Let your memory do its thing. That “irritable reaching” is often for our devices, the source of all answers and all distraction.
****
This very scenario happened to me the other night while Pam, Bill and I were visiting in the living room.
We were talking about concerts and old people.
In Pam's case, she mentioned having a desire to attend concerts featuring famous names who are growing old like Bob Dylan and Mick Jagger before they die.
My contribution to the conversation involved the concert we attended in Dublin last fall. It featured a group Willie and Debbie had seen in Missoula.
There were many aspects of that evening that will always stand out, especially Bill becoming new best friends with the lead singer's dad as the two spent some time standing next to each other against the wall rather than sitting.
I sat the whole time after being thrilled to learn at the door that the concert in National Stadium was actually an indoor event.
And, since I sat in an upper area, I had time to scope out the crowd and eventually to conclude that I may have been the oldest attendee there.
The age span, however, did not detract from my enjoyment of the band.
It was at this very point in my story with Pam that I tried to grab from my brain the name of another rather famous band for comparison to this band called CAAMP.
The name was there but lost somewhere in some dark cavern of my brain.
I could even come up with the rhythm associated with sounding out the name but nothing tangible which would give Pam an idea of how the band sounded.
I did not cheat and go to my cell phone.
"Well, it's a really good British group," I said, finally giving in to the fact that the name was NOT going to slide off my tongue with ease during that particular conversation.
At times through the rest of our conversation, however, I could almost feel the name ready to leap out of my mouth but no luck that night.
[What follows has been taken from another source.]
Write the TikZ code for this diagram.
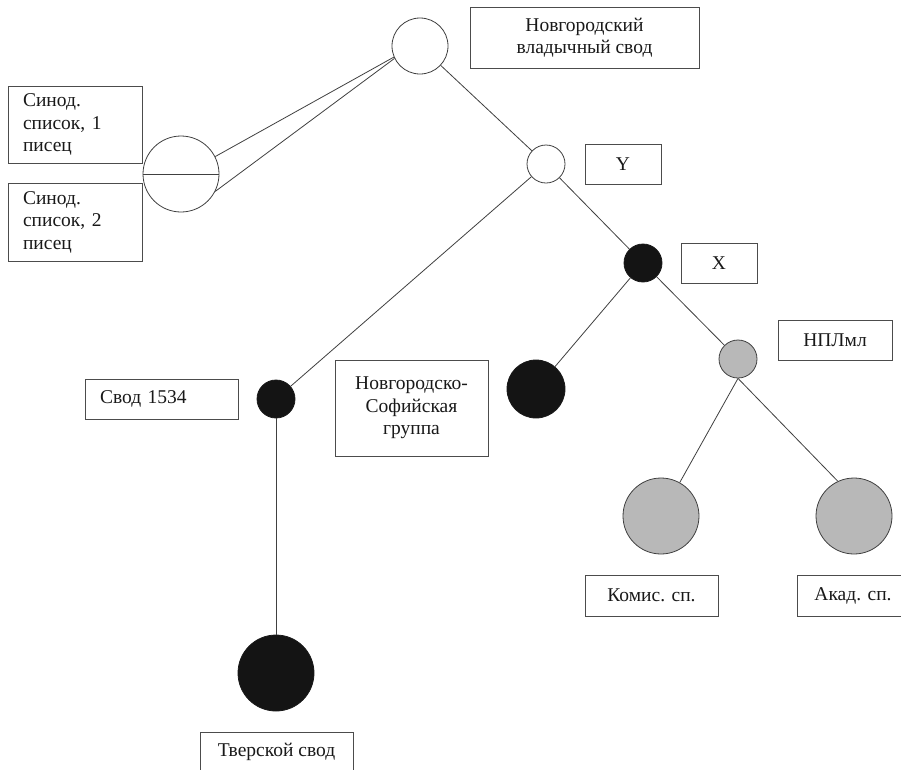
\documentclass[tikz,border=0pt]{standalone}
\usepackage{fontspec}
\setmainfont{Liberation Serif}
\begin{document}
\begin{tikzpicture}[x=1pt,y=-1pt,
  lbl/.style={draw=black!70, line width=0.7pt, rectangle, inner sep=0pt,
    font=\fontsize{19.5}{22.5}\selectfont, text=black!90, align=center},
  lblleft/.style={lbl, align=left},
  link/.style={draw=black!75, line width=0.8pt},
  opencirc/.style={circle, draw=black!75, line width=0.8pt, fill=white, inner sep=0pt},
  blackcirc/.style={circle, draw=black!90, line width=0.8pt, fill=black!92, inner sep=0pt},
  greycirc/.style={circle, draw=black!75, line width=0.8pt, fill=black!28, inner sep=0pt}]
\useasboundingbox (0,0) rectangle (901,769);
\clip (0,0) rectangle (901,769);
\fill[white] (0,0) rectangle (901,769);

% circles
\node[opencirc, minimum size=56pt] (top) at (420,46) {};
\node[opencirc, minimum size=76pt] (syn) at (181,174) {};
\node[opencirc, minimum size=38pt] (Y) at (546,164) {};
\node[blackcirc, minimum size=38pt] (X) at (643,263) {};
\node[blackcirc, minimum size=38pt] (svod) at (276,399) {};
\node[blackcirc, minimum size=76pt] (tver) at (276,673) {};
\node[blackcirc, minimum size=58pt] (blk) at (536,389) {};
\node[greycirc, minimum size=38pt] (npl) at (738,359) {};
\node[greycirc, minimum size=76pt] (komis) at (661,516) {};
\node[greycirc, minimum size=76pt] (akad) at (854,516) {};

% connectors
\draw[link] (syn.west) -- (syn.east);
\draw[link] (syn.27) -- (top.203);
\draw[link] (syn.-27) -- (top.206);
\draw[link] (top) -- (Y);
\draw[link] (Y) -- (svod);
\draw[link] (Y) -- (X);
\draw[link] (X) -- (blk);
\draw[link] (X) -- (npl);
\draw[link] (svod) -- (tver);
\draw[link] (npl.south) -- (komis);
\draw[link] (npl.south) -- (akad.115);

% labels
\node[lbl, minimum width=229pt, minimum height=61pt] (ltop) at (584.5,37.5) {Новгородский\\владычный свод};
\node[lblleft, text width=104pt, inner xsep=15pt, minimum height=77pt] (lsyn1) at (75,124.5) {Синод.\\список, 1\\писец};
\node[lblleft, text width=104pt, inner xsep=15pt, minimum height=78pt] (lsyn2) at (75,222) {Синод.\\список, 2\\писец};
\node[lbl, minimum width=76pt, minimum height=40pt] (lY) at (623,164) {Y};
\node[lbl, minimum width=76pt, minimum height=40pt] (lX) at (719,263) {X};
\node[lblleft, text width=123pt, inner xsep=15pt, minimum height=40pt] (lsvod) at (161.5,399) {Свод 1534};
\node[lbl, minimum width=153pt, minimum height=96pt] (lnsg) at (411.5,408) {Новгородско-\\Софийская\\группа};
\node[lbl, minimum width=114pt, minimum height=40pt] (lnpl) at (835,340) {НПЛмл};
\node[lbl, minimum width=133pt, minimum height=41pt] (lkomis) at (651.5,595.5) {Комис. сп.};
\node[lbl, minimum width=112pt, minimum height=41pt] (lakad) at (853,595.5) {Акад. сп.};
\node[lbl, minimum width=153pt, minimum height=40pt] (ltver) at (276.5,752) {Тверской свод};
\end{tikzpicture}
\end{document}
The next morning, still trying in vain to come up with that name, I finally grabbed my phone and looked up British bands, thinking surely this one was good enough to make the main list.
I had to scroll a while past the Beatles, Rolling Stones, Queen and Pink Floyd, but in what appeared to be the second tier, I spotted the name.
Of course, how could anyone forget Mumford and Sons!!!
The next morning, while visiting with Pam at the kitchen island, I sensed a good spot to interject and without warning, announced "Mumford and Sons, that's the name of the band."
As I knew she would, Pam concurred that the band in Dublin must be good if they resembled Mumford and sons.
I guess I followed the correct protocol suggested above and did not pull out the phone. That's not to say that I did not use it as a reference a few other times in our visit.
These incidents of losing of vital information in our brains tied in with another problem that arose this morning when I began to transfer photos from my phone to my laptop computer.
"Not enough disc space," the window which popped onto the screen said. I tried again, and the photo went through.
So, of course, I knew it had to be a glitch. Well, that was not to be because after letting that one photo go on its way, the phone had put up a complete road block.
I looked at the my settings, and sure enough with the gazillions of photos I take, the disc was full and suggestions of how and what to delete showed up in the settings.
I was able to delete a few things and then get on with this morning's blog preparation, but it occurs to me that I may have to put in some time doing some major deleting to avoid such road blocks in the future.
That incident brought to mind the fact that our minds probably go through the same troubles as the disc space on our phones and computers.
And, so I'm wondering if, in addition to the DNA samples helping keep a cleaner environment, someone could come up with a good tool for us to just point at our heads and zap all the unnecessary stuff from our brain.
If that could be done, I bet I would not have had to use my iPhone to remember the name Mumford and Sons.
Something to think about---that is, if we've still got the space left in our minds to think.
On that note, my brain actually feels empty at the moment, so Happy Saturday.